** Start of RAW DATA **

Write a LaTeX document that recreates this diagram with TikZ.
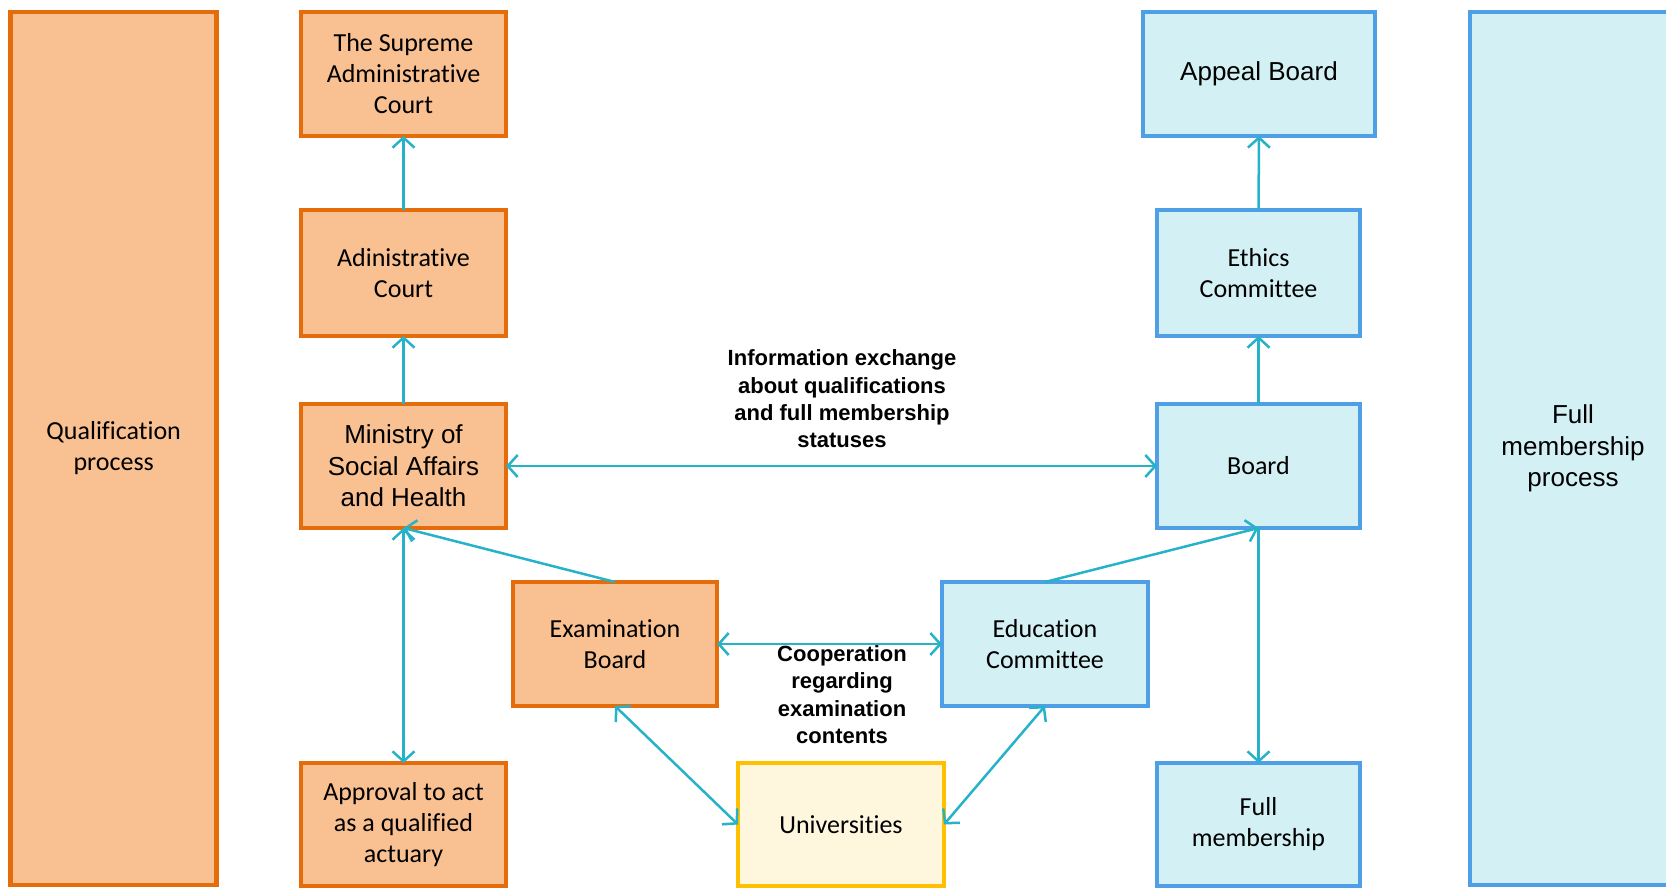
\documentclass[tikz,border=0pt]{standalone}
\usepackage{fontspec}
\setmainfont[Ligatures={NoCommon,NoContextual}]{Carlito}
\newfontfamily\arialfont{Liberation Sans}
\usetikzlibrary{arrows.meta}
\definecolor{orfill}{HTML}{F9C091}
\definecolor{ordraw}{HTML}{E46C0A}
\definecolor{blfill}{HTML}{D3F0F4}
\definecolor{bldraw}{HTML}{4E9FE6}
\definecolor{yefill}{HTML}{FFF6DE}
\definecolor{yedraw}{HTML}{FFC000}
\definecolor{arr}{HTML}{26B2C9}
\tikzset{
  box/.style={rectangle, line width=4.5pt, align=center, inner sep=0pt, outer sep=0pt,
    minimum width=205pt, minimum height=124pt, font=\fontsize{26}{31}\selectfont},
  obox/.style={box, fill=orfill, draw=ordraw},
  bbox/.style={box, fill=blfill, draw=bldraw},
  ybox/.style={box, fill=yefill, draw=yedraw},
  arialtxt/.style={font=\arialfont\fontsize{26}{31.5}\selectfont},
  lbl/.style={align=center, font=\arialfont\bfseries\fontsize{22}{27.3}\selectfont},
  conn/.style={draw=arr, line width=2.5pt},
  tip/.style={-{Straight Barb[length=10pt,width=22pt]}},
  tips/.style={{Straight Barb[length=10pt,width=22pt]}-{Straight Barb[length=10pt,width=22pt]}},
}
\begin{document}
\begin{tikzpicture}[x=1pt,y=-1pt]
\useasboundingbox (0,0) rectangle (1666,888);
\begin{scope}
\clip (0,0) rectangle (1666,888);
% side panels
\node[obox, minimum width=206pt, minimum height=873pt] (qual) at (113.7,448.5) {Qualification\\process};
\node[bbox, arialtxt, minimum width=206pt, minimum height=873pt] (fmp) at (1573,448.5) {Full\\membership\\process};
% left column
\node[obox] (sup) at (403.5,74) {The Supreme\\Administrative\\Court};
\node[obox, minimum height=126pt] (adm) at (403.5,273) {Adinistrative\\Court};
\node[obox, arialtxt] (min) at (403.5,466) {Ministry of\\Social Affairs\\and Health};
\node[obox, minimum height=123pt] (appr) at (403.5,824.5) {Approval to act\\as a qualified\\actuary};
% middle
\node[obox, minimum width=204pt] (exam) at (615,644) {Examination\\Board};
\node[ybox, minimum width=206pt, minimum height=123pt] (univ) at (841,824.5) {Universities};
\node[bbox, minimum width=206pt] (edu) at (1045,644) {Education\\Committee};
% right column
\node[bbox, arialtxt, minimum width=232pt] (app) at (1259,74) {Appeal Board};
\node[bbox, minimum width=203pt, minimum height=126pt] (eth) at (1258.5,273) {Ethics\\Committee};
\node[bbox, minimum width=203pt] (brd) at (1258.5,466) {Board};
\node[bbox, minimum width=203pt, minimum height=123pt] (full) at (1258.5,824.5) {Full\\membership};
\end{scope}
% labels
\node[lbl] (info) at (842,399) {Information exchange\\about qualifications\\and full membership\\statuses};
\node[lbl] (coop) at (842,694.5) {Cooperation\\regarding\\examination\\contents};
% connectors
\draw[conn, tip] (adm.north) -- (sup.south);
\draw[conn, tip] (min.north) -- (adm.south);
\draw[conn, tips] (min.east) -- (brd.west);
\draw[conn, tip] (exam.north) -- (min.south);
\draw[conn, tips] (min.south) -- (appr.north);
\draw[conn, tips] (exam.east) -- (edu.west);
\draw[conn, tips] (exam.south) -- (univ.west);
\draw[conn, tips] (edu.south) -- (univ.east);
\draw[conn, tip] (edu.north) -- (brd.south);
\draw[conn, tip] (brd.south) -- (full.north);
\draw[conn, tip] (brd.north) -- (eth.south);
\draw[conn, tip] (eth.north) -- (app.south);
\end{tikzpicture}
\end{document}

** End of RAW DATA **

§ **WORK TO BE COMPLETED**: Omit each picture, then return all of the listing exactly as it stands.

§ **ANSWER TO THE TASK**:
Write a LaTeX document that recreates this diagram with TikZ.
\documentclass[tikz,border=0pt]{standalone}
\usepackage{fontspec}
\setmainfont[Ligatures={NoCommon,NoContextual}]{Carlito}
\newfontfamily\arialfont{Liberation Sans}
\usetikzlibrary{arrows.meta}
\definecolor{orfill}{HTML}{F9C091}
\definecolor{ordraw}{HTML}{E46C0A}
\definecolor{blfill}{HTML}{D3F0F4}
\definecolor{bldraw}{HTML}{4E9FE6}
\definecolor{yefill}{HTML}{FFF6DE}
\definecolor{yedraw}{HTML}{FFC000}
\definecolor{arr}{HTML}{26B2C9}
\tikzset{
  box/.style={rectangle, line width=4.5pt, align=center, inner sep=0pt, outer sep=0pt,
    minimum width=205pt, minimum height=124pt, font=\fontsize{26}{31}\selectfont},
  obox/.style={box, fill=orfill, draw=ordraw},
  bbox/.style={box, fill=blfill, draw=bldraw},
  ybox/.style={box, fill=yefill, draw=yedraw},
  arialtxt/.style={font=\arialfont\fontsize{26}{31.5}\selectfont},
  lbl/.style={align=center, font=\arialfont\bfseries\fontsize{22}{27.3}\selectfont},
  conn/.style={draw=arr, line width=2.5pt},
  tip/.style={-{Straight Barb[length=10pt,width=22pt]}},
  tips/.style={{Straight Barb[length=10pt,width=22pt]}-{Straight Barb[length=10pt,width=22pt]}},
}
\begin{document}
\begin{tikzpicture}[x=1pt,y=-1pt]
\useasboundingbox (0,0) rectangle (1666,888);
\begin{scope}
\clip (0,0) rectangle (1666,888);
% side panels
\node[obox, minimum width=206pt, minimum height=873pt] (qual) at (113.7,448.5) {Qualification\\process};
\node[bbox, arialtxt, minimum width=206pt, minimum height=873pt] (fmp) at (1573,448.5) {Full\\membership\\process};
% left column
\node[obox] (sup) at (403.5,74) {The Supreme\\Administrative\\Court};
\node[obox, minimum height=126pt] (adm) at (403.5,273) {Adinistrative\\Court};
\node[obox, arialtxt] (min) at (403.5,466) {Ministry of\\Social Affairs\\and Health};
\node[obox, minimum height=123pt] (appr) at (403.5,824.5) {Approval to act\\as a qualified\\actuary};
% middle
\node[obox, minimum width=204pt] (exam) at (615,644) {Examination\\Board};
\node[ybox, minimum width=206pt, minimum height=123pt] (univ) at (841,824.5) {Universities};
\node[bbox, minimum width=206pt] (edu) at (1045,644) {Education\\Committee};
% right column
\node[bbox, arialtxt, minimum width=232pt] (app) at (1259,74) {Appeal Board};
\node[bbox, minimum width=203pt, minimum height=126pt] (eth) at (1258.5,273) {Ethics\\Committee};
\node[bbox, minimum width=203pt] (brd) at (1258.5,466) {Board};
\node[bbox, minimum width=203pt, minimum height=123pt] (full) at (1258.5,824.5) {Full\\membership};
\end{scope}
% labels
\node[lbl] (info) at (842,399) {Information exchange\\about qualifications\\and full membership\\statuses};
\node[lbl] (coop) at (842,694.5) {Cooperation\\regarding\\examination\\contents};
% connectors
\draw[conn, tip] (adm.north) -- (sup.south);
\draw[conn, tip] (min.north) -- (adm.south);
\draw[conn, tips] (min.east) -- (brd.west);
\draw[conn, tip] (exam.north) -- (min.south);
\draw[conn, tips] (min.south) -- (appr.north);
\draw[conn, tips] (exam.east) -- (edu.west);
\draw[conn, tips] (exam.south) -- (univ.west);
\draw[conn, tips] (edu.south) -- (univ.east);
\draw[conn, tip] (edu.north) -- (brd.south);
\draw[conn, tip] (brd.south) -- (full.north);
\draw[conn, tip] (brd.north) -- (eth.south);
\draw[conn, tip] (eth.north) -- (app.south);
\end{tikzpicture}
\end{document}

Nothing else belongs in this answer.